For Elizabeth Westerfield, her 30 years of teaching is made up of more than just lessons, tests and grades, it is made up of memories and having a positive, memorable impact on the children she has been entrusted to teach.
“I have had the privilege of teaching many wonderful and memorable students in my career,” Westerfield said. “I have learned that success can come in many different ways. It can be the shy child who shines in a music program or the struggling student that finally understands the standard algorithm in long division.
“But I am most moved when students who have grown up see me about town and say ‘Remember me?’ That tells me that I was memorable to them.”
Westerfield, a fourth-grade teacher at Porter’s Chapel Academy, is one of the teachers nominated for the Vicksburg-Warren County Chamber of Commerce’s Teacher of the Year awards.

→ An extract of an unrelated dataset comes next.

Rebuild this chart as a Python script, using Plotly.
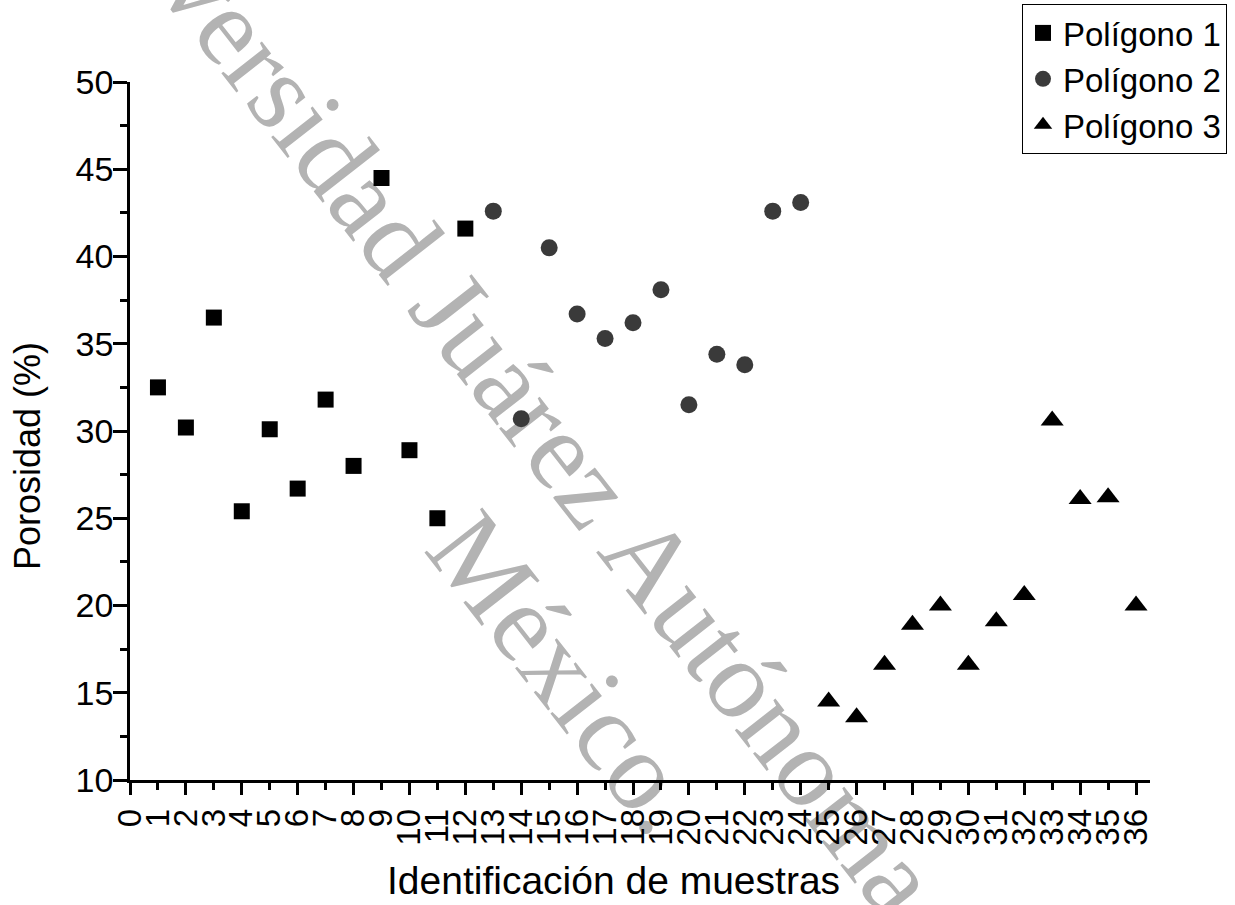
import plotly.graph_objects as go

# ---- data ----
sample_p1 = [1, 2, 3, 4, 5, 6, 7, 8, 9, 10, 11, 12]
poro_p1 = [32.5, 30.2, 36.5, 25.4, 30.1, 26.7, 31.8, 28.0, 44.5, 28.9, 25.0, 41.6]

sample_p2 = [13, 14, 15, 16, 17, 18, 19, 20, 21, 22, 23, 24]
poro_p2 = [42.6, 30.7, 40.5, 36.7, 35.3, 36.2, 38.1, 31.5, 34.4, 33.8, 42.6, 43.1]

sample_p3 = [25, 26, 27, 28, 29, 30, 31, 32, 33, 34, 35, 36]
poro_p3 = [14.5, 13.6, 16.6, 18.9, 20.0, 16.6, 19.1, 20.6, 30.6, 26.1, 26.2, 20.0]

x_tick_vals = list(range(0, 37))
x_tick_text = [str(v) for v in x_tick_vals]
y_tick_vals = [10, 15, 20, 25, 30, 35, 40, 45, 50]

series_names = ["Polígono 1", "Polígono 2", "Polígono 3"]
x_title = "Identificación de muestras"
y_title = "Porosidad (%)"
watermark_1 = "Universidad Juárez Autónoma de Tabasco"
watermark_2 = "México."

SANS = "Liberation Sans, Arial, Helvetica, sans-serif"
SERIF = "Liberation Serif, Times New Roman, serif"

fig = go.Figure()
fig.add_trace(go.Scatter(x=sample_p1, y=poro_p1, mode="markers", name=series_names[0],
                         marker=dict(symbol="square", size=16, color="#000000", line=dict(width=0))))
fig.add_trace(go.Scatter(x=sample_p2, y=poro_p2, mode="markers", name=series_names[1],
                         marker=dict(symbol="circle", size=17, color="#3a3a3a", line=dict(width=0))))
fig.add_trace(go.Scatter(x=sample_p3, y=poro_p3, mode="markers", name=series_names[2], xaxis="x2",
                         marker=dict(symbol="triangle-up", size=20, color="#000000", line=dict(width=0))))

xr = [0, 36.5]
fig.update_layout(
    width=1235, height=905,
    margin=dict(l=130, r=85, t=82, b=125, autoexpand=False),
    paper_bgcolor="white", plot_bgcolor="white",
    font=dict(family=SANS, color="black"),
    showlegend=True,
    legend=dict(x=1.0755, xanchor="right", y=1.1118, yanchor="top",
                bgcolor="white", bordercolor="black", borderwidth=1,
                font=dict(size=33, family=SANS, color="black"),
                tracegroupgap=0),
    xaxis=dict(range=xr, showline=True, linecolor="black", linewidth=2.5,
               ticks="outside", ticklen=7, tickwidth=2.5, tickcolor="black",
               tickmode="array", tickvals=x_tick_vals, ticktext=x_tick_text,
               tickangle=-90, tickfont=dict(size=33, family=SANS, color="black"),
               ticklabelstandoff=6, automargin=False,
               showgrid=False, zeroline=False, fixedrange=True),
    xaxis2=dict(overlaying="x", matches="x", anchor="y", side="bottom", range=xr,
                showline=False, ticks="outside", ticklen=14, tickwidth=2.5, tickcolor="black",
                tick0=0, dtick=2, showticklabels=False, showgrid=False, zeroline=False,
                automargin=False),
    yaxis=dict(range=[10, 50], showline=True, linecolor="black", linewidth=2.5,
               ticks="outside", ticklen=14, tickwidth=2.5, tickcolor="black",
               tickmode="array", tickvals=y_tick_vals,
               minor=dict(ticks="outside", ticklen=7, tickwidth=2.5, tickcolor="black", dtick=2.5, tick0=10),
               tickfont=dict(size=34, family=SANS, color="black"),
               ticklabelstandoff=-7, automargin=False,
               showgrid=False, zeroline=False, fixedrange=True),
)

# axis titles placed as in the reference
fig.add_annotation(text=y_title, xref="paper", yref="paper", x=-0.1, y=0.4642,
                   textangle=-90, showarrow=False, xanchor="center", yanchor="middle",
                   font=dict(size=36, family=SANS, color="black"))
fig.add_annotation(text=x_title, xref="paper", yref="paper", x=0.4745, y=-0.1433,
                   showarrow=False, xanchor="center", yanchor="middle",
                   font=dict(size=39, family=SANS, color="black"))

# watermark (drawn below the markers)
wm_font = dict(size=112, family=SERIF, color="#b3b3b3")
fig.add_shape(type="line", xref="paper", yref="paper", layer="below",
              x0=0.2276, y0=0.8710, x1=0.8313, y1=-0.2579,
              line=dict(width=0, color="rgba(0,0,0,0)"),
              label=dict(text=watermark_1, textposition="middle",
                         yanchor="middle", font=wm_font))
fig.add_shape(type="line", xref="paper", yref="paper", layer="below",
              x0=0.3165, y0=0.3905, x1=0.5579, y1=-0.0611,
              line=dict(width=0, color="rgba(0,0,0,0)"),
              label=dict(text=watermark_2, textposition="middle",
                         yanchor="middle", font=wm_font))

fig.write_html("out.html", config={"displayModeBar": False},
               post_script="document.body.style.margin='0px';")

The chamber will select and announce one elementary and one secondary teacher of the year at the chamber luncheon on Feb. 25. The winner of each award will receive $1,000 from Ameristar Casino and the runner-up for each award will receive $500 from Mutual Credit Union.
Westerfield, who is originally from an area near Plymouth, Mass., received her bachelor’s degree in education from the University of Southern Maine. She spent her first 10 years of education in Maine before moving to Vicksburg and joining the staff at Sherman Avenue Elementary.
She spent 18 years at Sherman Avenue as a second and third-grade teacher before moving to Porter’s Chapel.
And it was that time growing up in Massachusetts that actually has provided a learning connection for her students.
In her Teacher of the Year application, Westerfield laid out she used her connection to the Plymouth area to better connect students to the Pilgrims, Native Americans and the Pilgrims’ landing at Plymouth Rock.
“It enabled the students to see and understand history in a more active way and to connect them to a different part of the country,” she said.
And as for the reason she has spent three decades teaching children from Maine to Mississippi, Westerfield said “I teach because it is all I ever wanted to do.”